The Evergreen Experience

When I first arrived at Evergreen in September 1979, 1 was a junior in college, eighteen years old and coming in from the other side of the mountains -- Eastern Washington. I remember my first thoughts, when viewing the campus, were "It's so beautiful, but how am I ever going to live with three other people in the same place?" (the Mods). Well, by the time I graduated in 1983, 1 had been through a lot of roommates, met a lot of wonderful people, and had some incredible experiences in the woods surrounding the campus.


I think I learned more outside of my classes at TESC than I did in the programs, except for my last quarter. Most of the academics seemed a little lacking, however I finally managed to snag a program I'd been hoping to get into since I first arrived there. It was called Poets Write Poetry, and David Powell was the professor. He taught me how to dissect language and put it back together again-he taught me how to refuse to accept the mediocre, how to write on demand. I will never forget David and the PWP program -- I think every student in there broke down in tears at one time or another as we learned how to accept criticism of our work, and how to give accurate critiques. That one quarter prepared me for years of rejection as I sought to find my way in the world of publishing.

The atmosphere at Evergreen taught me something far more valuable than any academic program could ever impart: a sense of tolerance. There was a lot of prejudice where I grew up, towards anyone who was gay or lived an alternative lifestyle. There was racism, both overt and hidden.

Within three weeks of my arrival at TESC, I felt as if I'd journeyed forward into the present, instead of being locked within the attitudes of the past. The freedom I felt to develop my own spirituality, to begin facing the possibility that I was bisexual, to interact with men and women on the basis of who they were rather than what color or sexual preference they had, was heady. I felt freed from a cage and still value the sense of relief that I discovered when I found that there were others who saw racism and sexism as something to be frowned on rather than just accepting it without question.

However, I began to notice a disturbing trend at TESC -- that of rigid, uncompromising PC'ism. I began to feel out of place, primarily because I questioned those who were complaining about "the Establishment" while living off their parents' money, and those who would sit and drink their Colombian coffee while complaining about the exploitation of the third world. Given time, any counterculture will develop its own establishment, and I found it disturbing that a few of the students I met were as uncompromising as the people I'd left behind me.

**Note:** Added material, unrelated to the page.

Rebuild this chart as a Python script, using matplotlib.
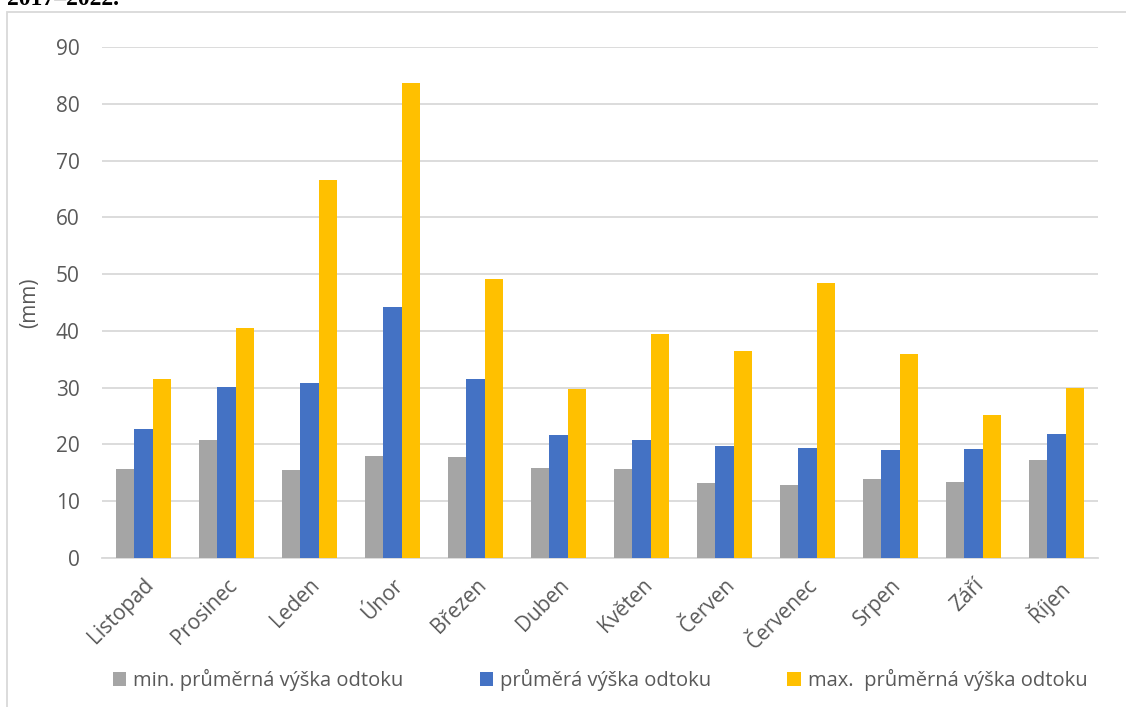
import numpy as np
import matplotlib
matplotlib.use("Agg")
import matplotlib.pyplot as plt
from matplotlib.patches import Rectangle

plt.rcParams['font.family'] = ['Open Sans', 'DejaVu Sans']

# měsíce hydrologického roku
mesice = ['Listopad', 'Prosinec', 'Leden', 'Únor', 'Březen', 'Duben',
          'Květen', 'Červen', 'Červenec', 'Srpen', 'Září', 'Říjen']

# výška odtoku (mm)
min_prumer = [15.7, 20.7, 15.5, 18.0, 17.8, 15.9, 15.6, 13.2, 12.9, 13.9, 13.3, 17.2]
prumer = [22.7, 30.2, 30.8, 44.2, 31.5, 21.6, 20.8, 19.7, 19.3, 19.1, 19.2, 21.8]
max_prumer = [31.5, 40.5, 66.6, 83.6, 49.2, 29.7, 39.4, 36.5, 48.5, 36.0, 25.2, 29.9]

serie = ['min. průměrná výška odtoku', 'průměrá výška odtoku',
         'max.  průměrná výška odtoku']
barvy = ['#A5A5A5', '#4472C4', '#FFC000']
text_barva = '#595959'
mrizka = '#D9D9D9'

fig = plt.figure(figsize=(11.26, 7.07), dpi=100)
ax = fig.add_axes([102 / 1126, 1 - 558 / 707, 996 / 1126, 511 / 707])

x = np.arange(len(mesice))
w = 0.222
for i, (data, barva, nazev) in enumerate(zip([min_prumer, prumer, max_prumer], barvy, serie)):
    ax.bar(x + (i - 1) * w, data, width=w, color=barva, label=nazev, zorder=3)

ax.set_xlim(-0.5, len(mesice) - 0.5)
ax.set_ylim(0, 90)
ax.set_yticks(range(0, 91, 10))
ax.grid(axis='y', color=mrizka, linewidth=1.3, zorder=0)
for s in ['top', 'right', 'left']:
    ax.spines[s].set_visible(False)
ax.spines['bottom'].set_color(mrizka)
ax.spines['bottom'].set_linewidth(1.3)
ax.tick_params(axis='both', length=0, labelsize=15, colors=text_barva)
ax.tick_params(axis='y', pad=16)
ax.set_xticks(x)
ax.set_xticklabels(mesice, rotation=45, ha='right', rotation_mode='anchor')
ax.tick_params(axis='x', pad=12)
ax.set_ylabel('(mm)', fontsize=15, color=text_barva)
ax.yaxis.set_label_coords(-62 / 996, 0.5)

ax.legend(loc='center', bbox_to_anchor=(0.5, -122 / 511), ncol=3, frameon=False,
          fontsize=14.5, labelcolor=text_barva, handlelength=0.65, handleheight=0.65,
          handletextpad=0.35, columnspacing=3.8)

# rámeček grafu
fig.patches.append(Rectangle((6.5 / 1126, -0.05), 1.2, 1 - 12 / 707 + 0.05,
                             transform=fig.transFigure, fill=False,
                             edgecolor=mrizka, linewidth=1.3))

fig.text(7 / 1126, 1 - 5 / 707, '2017–2022.', fontsize=17, fontweight='bold',
         family='Liberation Serif', va='baseline', ha='left')

fig.savefig('out.png', dpi=100)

My favorite activities while there were wandering through the woods -- I'm so glad to see that they've kept a large share of the campus forest intact-and hanging out at the library. Evergreen's library is one of the nicer ones I've ever been in. While I always wanted to see a bigger selection of books, the atmosphere was so comfortable that I would spend day after day there, writing, working. Long after I graduated I continued to use the library as a source of information and respite.

All in all, my life while at TESC was pretty good. There were some hard times, but it was an experience of awakening into the me that would evolve from the roots I put down there.